The first sample, indicated by TRG(0x1) in the Sample Origin column, was
“TRiGgered” by a break instruction generated by the
CALIPER_PMU_TAKE_SAMPLE_1() macro.
The second sample was triggered when the processor executed the
CALIPER_PMU_TAKE_SAMPLE_2() macro. Between those two statements, 73
instructions retired, among which were 10 nop instructions, taking 241 cycles.

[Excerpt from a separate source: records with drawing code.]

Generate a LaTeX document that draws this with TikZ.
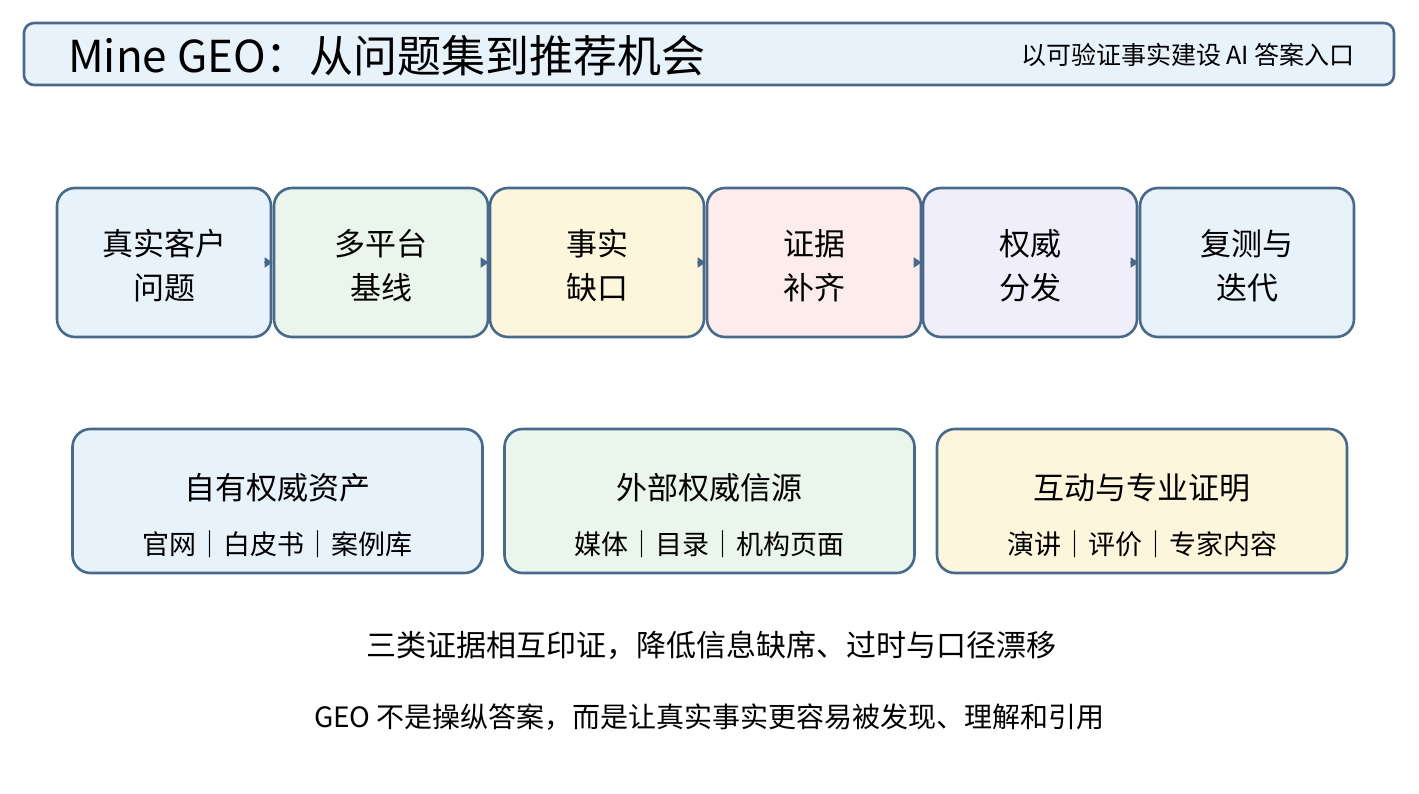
\documentclass[tikz,border=0pt]{standalone}
\usepackage{fontspec}
\setmainfont{Noto Sans CJK SC}
\usetikzlibrary{arrows.meta}
\definecolor{bordc}{HTML}{48698A}
\definecolor{cblue}{HTML}{E8F2FB}
\definecolor{cgreen}{HTML}{EAF5EC}
\definecolor{cyellow}{HTML}{FDF6DC}
\definecolor{cpink}{HTML}{FCECEC}
\definecolor{cviolet}{HTML}{F1EEFB}
\tikzset{
  titlebox/.style={draw=bordc, line width=2.6pt, rounded corners=10pt, fill=cblue},
  procbox/.style={draw=bordc, line width=2.6pt, rounded corners=18pt, minimum width=214pt, minimum height=149pt, inner sep=0pt, align=center, font=\fontsize{31}{44}\selectfont},
  groupbox/.style={draw=bordc, line width=2.6pt, rounded corners=18pt, minimum width=410pt, minimum height=144pt, inner sep=0pt},
  flow/.style={draw=bordc, line width=1.5pt, -{Triangle[length=8pt,width=10pt]}},
  plain/.style={inner sep=0pt, anchor=center}
}
\begin{document}
\begin{tikzpicture}[x=1pt,y=-1pt]
\useasboundingbox (0,0) rectangle (1419,794);
% title
\draw[titlebox] (24,23) rectangle (1394,85);
\node[plain, anchor=west, font=\fontsize{44}{50}\selectfont] (title) at (68,56) {Mine GEO：从问题集到推荐机会};
\node[plain, anchor=east, font=\fontsize{25}{30}\selectfont] (subtitle) at (1355,55) {以可验证事实建设 AI 答案入口};
% process
\node[procbox, fill=cblue]   (p1) at (164,262.5)   {};
\node[procbox, fill=cgreen]  (p2) at (381,262.5)   {};
\node[procbox, fill=cyellow] (p3) at (597,262.5)   {};
\node[procbox, fill=cpink]   (p4) at (814,262.5)   {};
\node[procbox, fill=cviolet] (p5) at (1030,262.5)  {};
\node[procbox, fill=cblue]   (p6) at (1247,262.5)  {};
\foreach \n/\t in {p1/{真实客户\\问题},p2/{多平台\\基线},p3/{事实\\缺口},p4/{证据\\补齐},p5/{权威\\分发},p6/{复测与\\迭代}}
  \node[plain, align=center, font=\fontsize{31}{44}\selectfont] (\n t) at ([yshift=-3pt]\n.center) {\t};
\foreach \a/\b in {p1/p2,p2/p3,p3/p4,p4/p5,p5/p6}
  \draw[flow] ([xshift=-8pt]\a.east) -- (\b.west);
% groups
\node[groupbox, fill=cblue]   (g1) at (277.5,501) {};
\node[groupbox, fill=cgreen]  (g2) at (709.5,501) {};
\node[groupbox, fill=cyellow] (g3) at (1142,501) {};
\node[plain, font=\fontsize{31}{36}\selectfont] (g1t) at (277.5,488) {自有权威资产};
\node[plain, font=\fontsize{27}{30}\selectfont] (g1s) at (277.5,544) {官网｜白皮书｜案例库};
\node[plain, font=\fontsize{31}{36}\selectfont] (g2t) at (709.5,488) {外部权威信源};
\node[plain, font=\fontsize{27}{30}\selectfont] (g2s) at (709.5,544) {媒体｜目录｜机构页面};
\node[plain, font=\fontsize{31}{36}\selectfont] (g3t) at (1142,488) {互动与专业证明};
\node[plain, font=\fontsize{27}{30}\selectfont] (g3s) at (1142,544) {演讲｜评价｜专家内容};
% notes
\node[plain, font=\fontsize{30}{36}\selectfont] (n1) at (711,645) {三类证据相互印证，降低信息缺席、过时与口径漂移};
\node[plain, font=\fontsize{28}{34}\selectfont] (n2) at (709.5,717) {GEO 不是操纵答案，而是让真实事实更容易被发现、理解和引用};
\end{tikzpicture}
\end{document}
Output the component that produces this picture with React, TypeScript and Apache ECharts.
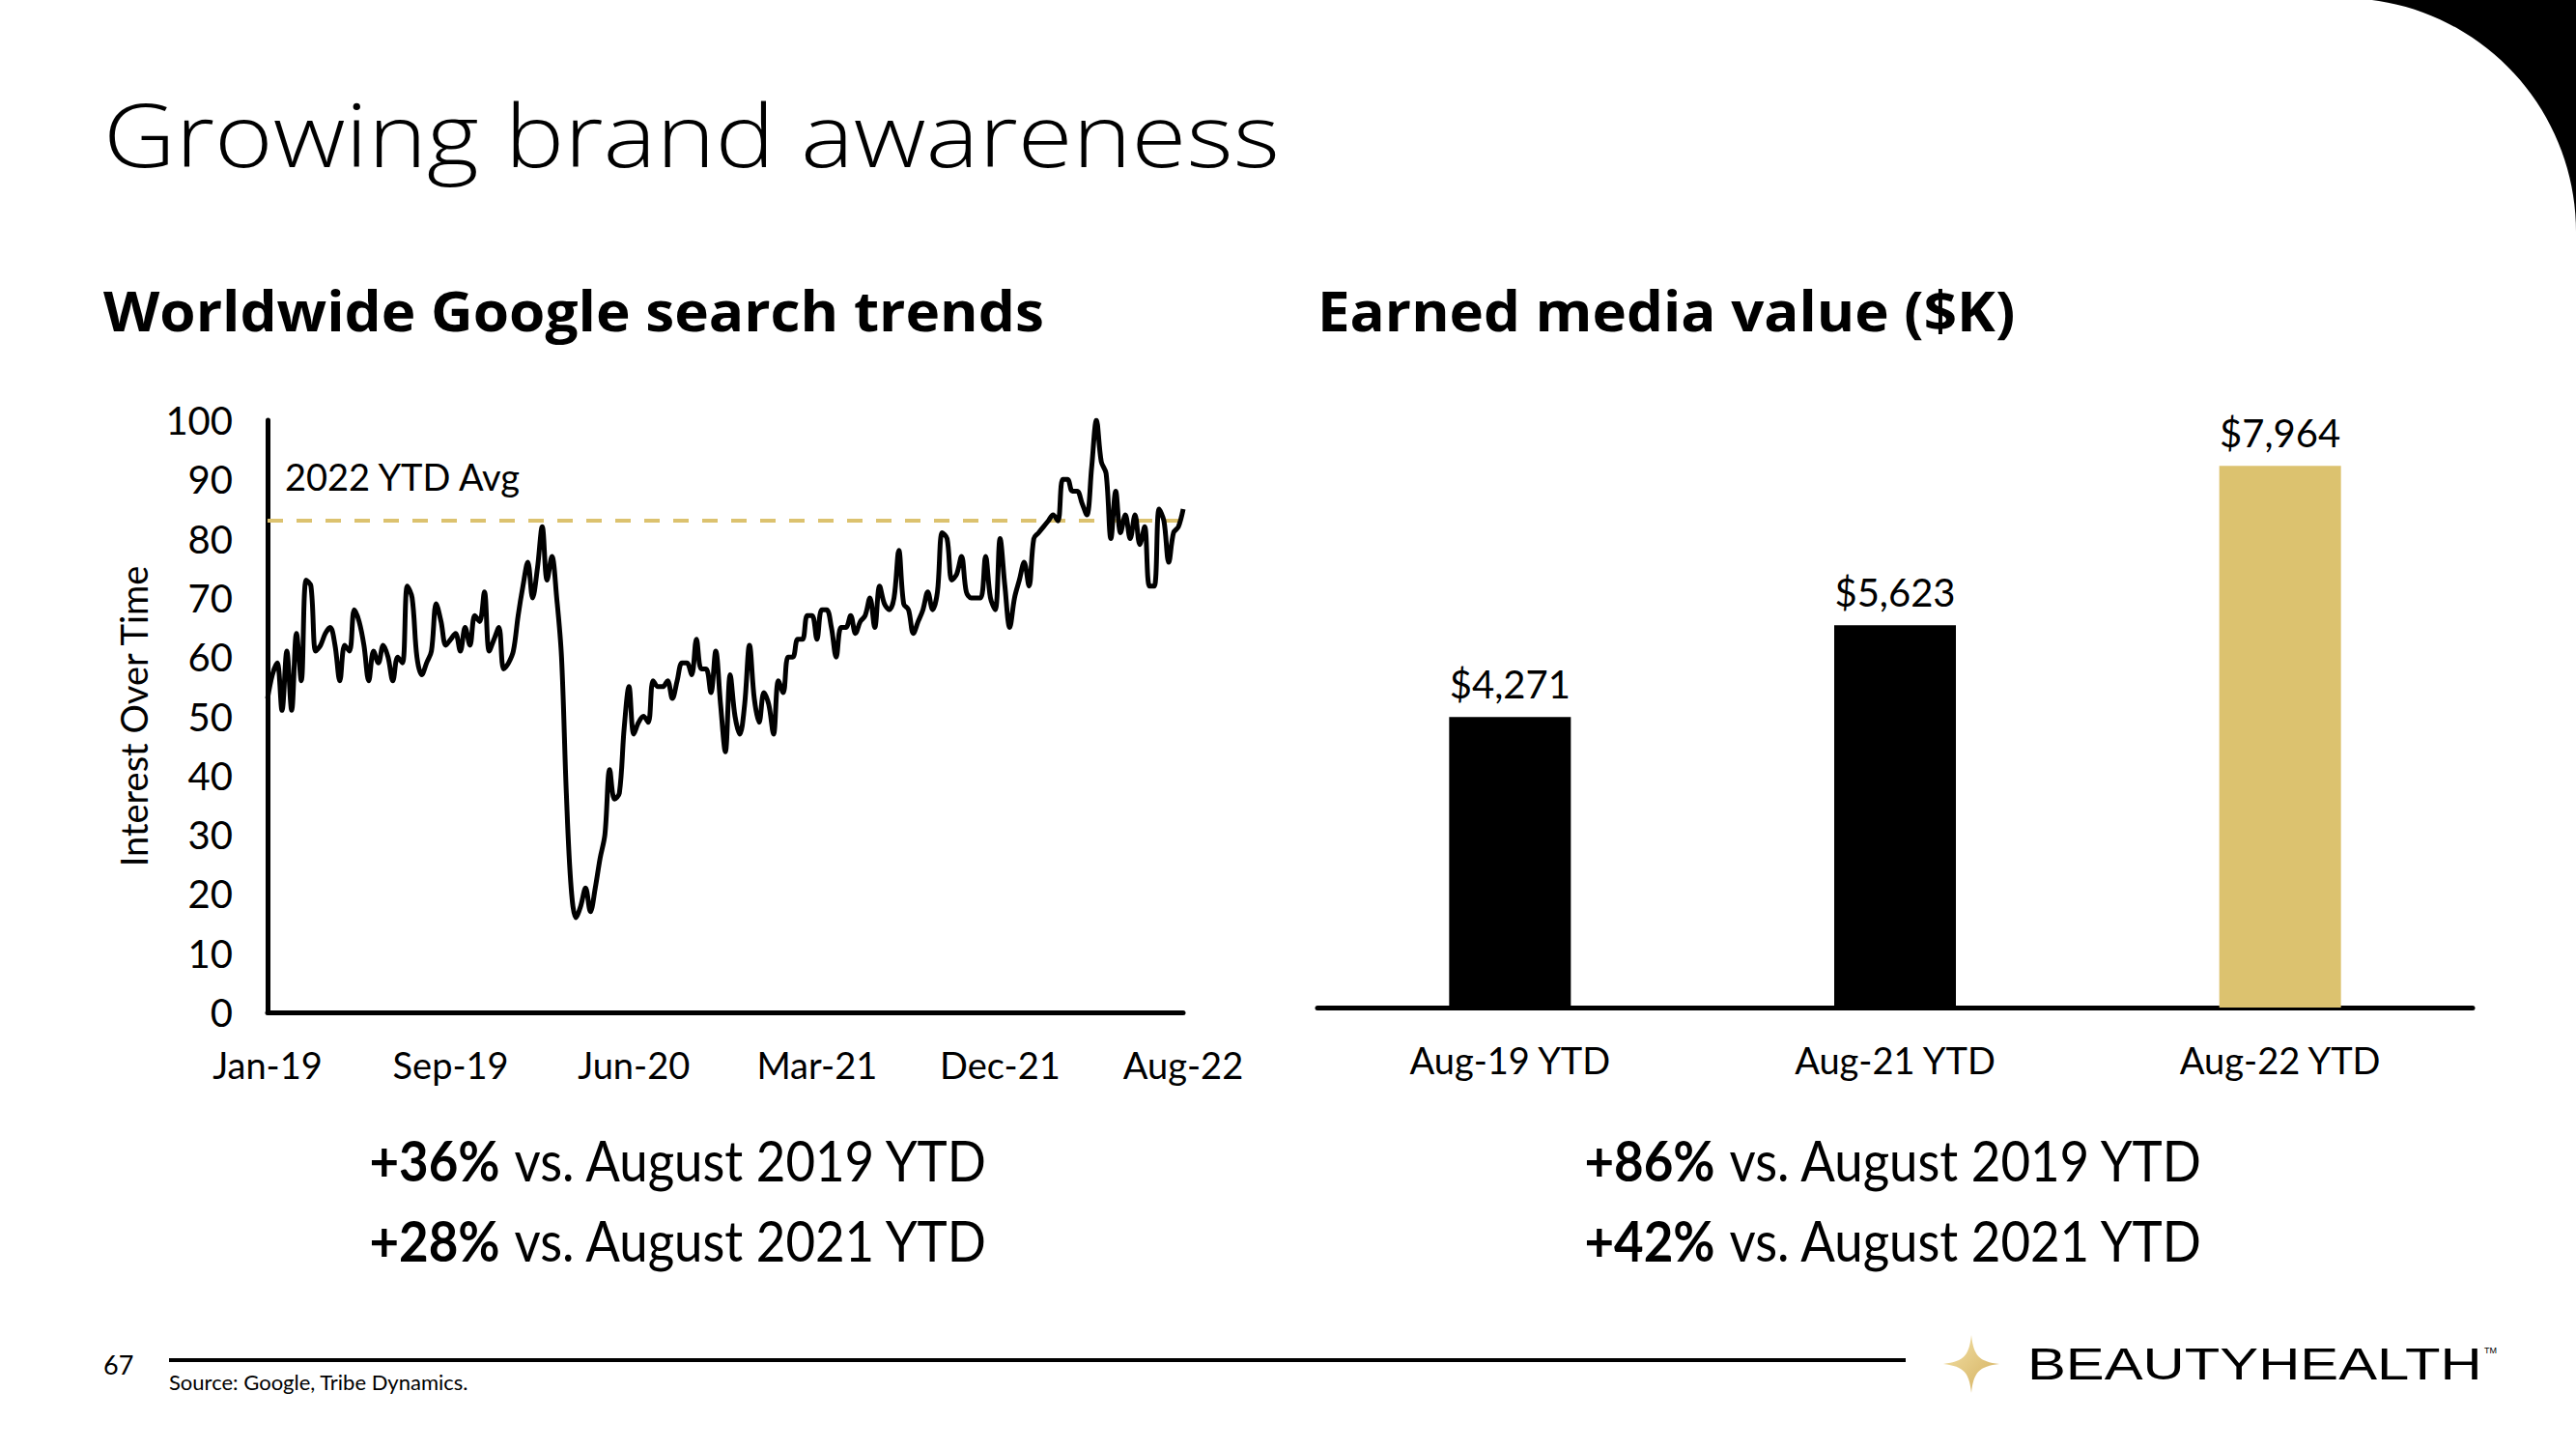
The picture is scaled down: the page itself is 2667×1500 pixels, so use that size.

The third and fourth samples show the same sequence. The report shows that on the
second execution the same instructions were executed, but only took 103 cycles. The
code executed between the end and the beginning of that particular loop body took
about 22 cycles.
Precautions When Using Triggered Samples
Keep these points in mind:
Generating a large number of triggered samples might result in HP Caliper losing
samples. A rule of thumb to avoid losing samples is to limit either of these:
Total number of such samples to be on the order of hundreds
Rate of sampling to an order of hundreds or thousands of samples per second
Remove the trigger macros in performance-critical regions of code in production
executables.
The macros CALIPER_PMU_TAKE_SAMPLE_n() expand to generate inline assembly
instructions, specifically _Asm_break.